The total number of viruses will reach one million by year's end, according to security experts.
Malware writers have been forced to create new types of viruses and exploits more regularly as businesses and individuals improve security practices, the experts said.
Sophos chief technology officer Paul Ducklin said about 25 percent of unique malware has been created in the last six months of its 20 year history.
"About 85 to 90 percent of malware families have a fix created for them almost immediately," Ducklin said.
"Malware writers aren't getting the same bang for buck as they used to because businesses and consumers have become much more diligent with security over the last five years.

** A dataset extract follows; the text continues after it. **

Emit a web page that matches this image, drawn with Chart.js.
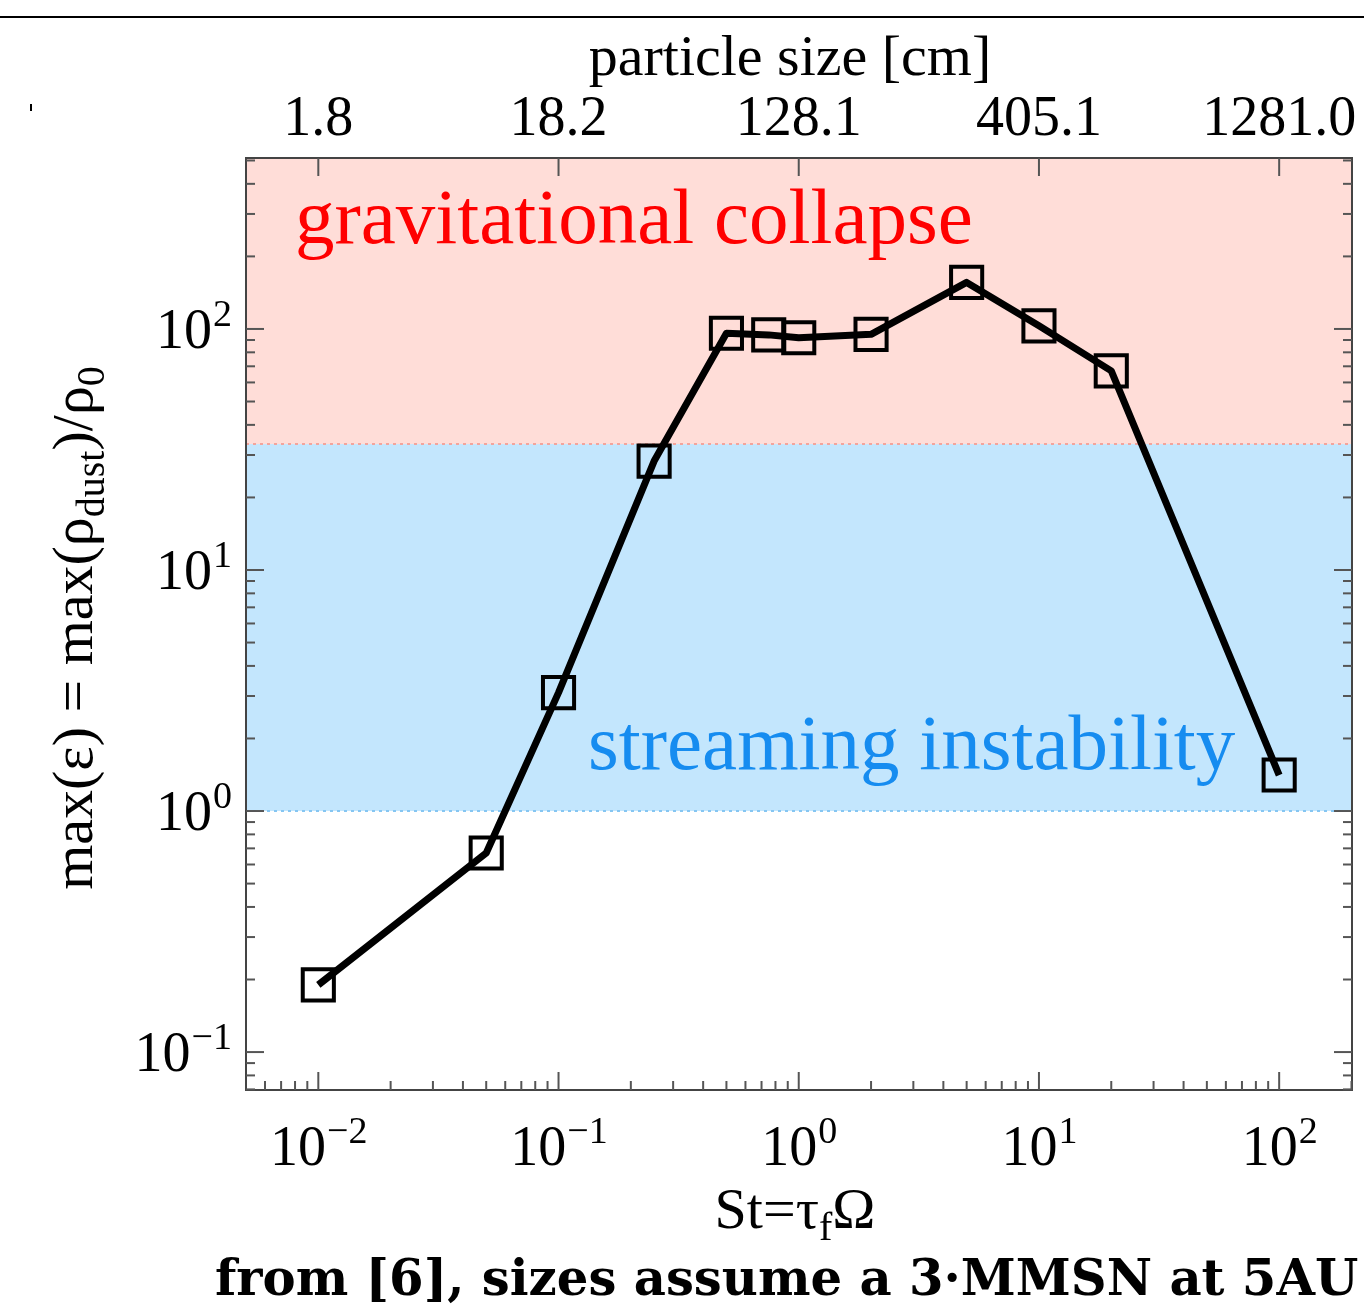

"The number of infectious e-mail attachments getting through are down from about one in 40 [about five years ago] to one in 1000."
He said the decline in infections are due to better gateway filters, more relevant corporate policies and user education, and dilution from a rise in legitimate e-mail traffic.
While the security industry is on top of conventional spam and phishing attacks, more effort needs to be put into preventing and eliminating so-called drive-by-downloads, according to Ducklin.
The attacks allow hackers to redirect mass amounts of traffic by inserting malicious iframes into legitimate Web sites. The hacks are usually invisible to Web site visitors and do not often draw attention from security personnel because they only require a single line of code to be manipulated.
He said it is essential that the exploit is patched because hackers search for compromised sites for follow-up attacks.
F-Secure Asia Pacific vise president Jari Heinonen said it logs about 25,000 malware samples each day, the highest on record.
"The total number of viruses and Trojans will pass the one million mark by the end of 2008 if this trend continues," Heinonen said.
"While there are more viruses than ever before, people report seeing less of them [because] malware authors are changing their tactics.
"Drive-by downloads are the preferred way of spreading malware [because] they happen automatically by visiting a Web site, unless users have a fully patched operating system, browser and plug-ins."
Heinonen said malware will increasing target the kernel sector through rootkits such as Mebroot, which attacks the bootstrap sector.
A resurgent Mebroot was detected last month, some 15 years after the DOS-based malware was created.